Gianfranco describes the time here as “foundational.”
“I was editor of Novo – I became a student editor at Cambridge and just as I did production and direction here, I also did it at university, then I experimented with stand-up comedy – I wanted to go on with Footlights… I tried out loads of things I didn’t pursue but you try them all out and then you figure out where you want to go.”
Now based in California, Newcastle remains very high in Gianfranco’s estimation: “I think it might just be a product of youth I guess but – I couldn’t wait to leave Newcastle – not that I didn’t like [it] – I just was hungry to see the world – and as I’ve got older, I’ve realised that this is a beautiful city. I don’t think I’m glamorising or putting Newcastle on a nostalgic pedestal; I genuinely think it’s a brilliant city, a brilliant place to live and to grow up.”
On her deathbed at South Tyneside hospital, Gianfranco’s grandmother solidified this love and belief in the North East once more with a request that he write the book of her meticulously catalogued story of the Monkton coke works.
“I think she had faith in me that I didn’t even have in myself; that’s why she asked me to write a book, and I said yes, of course, I’ll do it. And then I put it off for so long because I didn’t have the foggiest idea how to approach structuring a book!
“At university, as part of my course which was predominantly Literature, there was also a film course – French and Italian cinema – and I really gravitated towards this, starting to read screenplays of successful movies. That’s how I structured the book because I think there’s something cinematic about the story itself.”
Using an Aristotelian arc and a broader historical context, he explains, “felt like a good way to find the ground zero of the story.”
He adds: “What was great about the RGS was that I wasn’t intimidated about trying to enter a world I had little knowledge about, because you’re cultivated and encouraged to approach any challenge and not be afraid of learning.
“My grandma was very, very clever because she left behind boxes and binders of all the legal court documentation, everything chronologically ordered – all the newspaper clippings, hours of VHS footage, cassettes recordings, photographs of the whole thing. It was a jewel of an archive and it’d been sitting there gathering dust. And so, one New Year’s Eve I resolved: right, this is it, I’m going to do this now!

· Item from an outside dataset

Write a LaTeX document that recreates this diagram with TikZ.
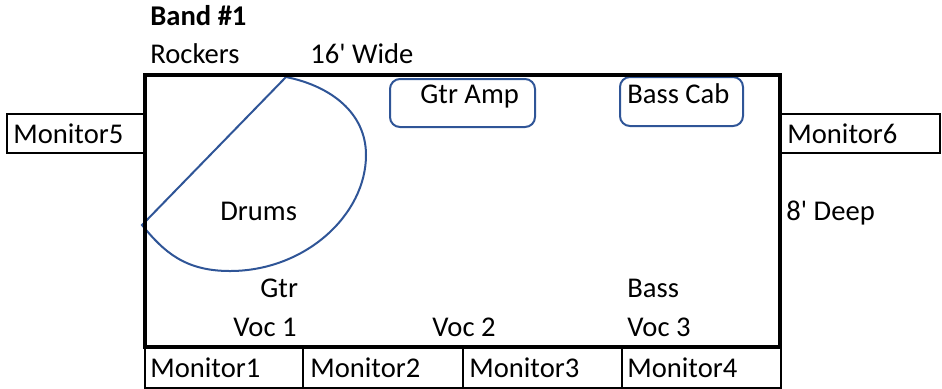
\documentclass[tikz,border=0pt]{standalone}
\usepackage{fontspec}
\setmainfont{Carlito}
\usetikzlibrary{positioning}
\definecolor{shapeblue}{HTML}{2F5597}
\tikzset{
x=0.5pt, y=-0.5pt, % one unit is one pixel of the plot
lbl/.style={anchor=base west, inner sep=0pt, font=\fontsize{14.3}{17}\selectfont},
stage/.style={draw=black, line width=2.2pt},
cell/.style={draw=black, line width=1pt},
gear/.style={draw=shapeblue, line width=1pt, rounded corners=5pt},
}
\begin{document}
\begin{tikzpicture}
        \useasboundingbox (0,0) rectangle (942,388);

        % monitor cells
        \draw[cell] (7,114) rectangle (145,153);
        \draw[cell] (780,114) rectangle (940,153);
        \draw[cell] (145,347) rectangle (303,388);
        \draw[cell] (303,347) rectangle (463,388);
        \draw[cell] (463,347) rectangle (622,388);
        \draw[cell] (622,347) rectangle (781,388);

        % drum riser
        \draw[gear, rounded corners=0pt] (286,77)
          .. controls (331,86) and (366,113) .. (366,155)
          .. controls (366,215) and (305,271) .. (230,271)
          .. controls (185,271) and (164,252) .. (142,225) -- cycle;

        % amps
        \draw[gear] (390,79) rectangle (535,127);
        \draw[gear] (620,77) rectangle (743,126);

        % stage
        \draw[stage] (145,75) rectangle (780,347);

        \node[lbl, font=\fontsize{14.3}{17}\selectfont\bfseries] (band) at (150,25) {Band \#1};
        \node[lbl] (rockers) at (150,63) {Rockers};
        \node[lbl] (wide) at (310,63) {16\textquotesingle{} Wide};
        \node[lbl] (deep) at (786,220) {8\textquotesingle{} Deep};

        \node[lbl] (gtramp) at (420,103) {Gtr Amp};
        \node[lbl] (basscab) at (627,103) {Bass Cab};
        \node[lbl] (drums) at (220,220) {Drums};

        \node[lbl] (gtr) at (260,297) {Gtr};
        \node[lbl] (bass) at (627,297) {Bass};
        \node[lbl] (voc1) at (233,336) {Voc 1};
        \node[lbl] (voc2) at (432,336) {Voc 2};
        \node[lbl] (voc3) at (627,336) {Voc 3};

        \node[lbl] (mon5) at (13,143) {Monitor5};
        \node[lbl] (mon6) at (787,143) {Monitor6};
        \node[lbl] (mon1) at (150,377) {Monitor1};
        \node[lbl] (mon2) at (310,377) {Monitor2};
        \node[lbl] (mon3) at (469,377) {Monitor3};
        \node[lbl] (mon4) at (627,377) {Monitor4};
      \end{tikzpicture}
\end{document}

“It all started with that research, then actually connecting with people: I connected with the barrister, and I connected with the lady who was an expert in public enquiries who found that barrister – she’d read about the case in Exeter – and then I connected with Sir Jonathan Porritt. There have been so many brilliant coincidences that I’ve often felt my grandma was looking over me.”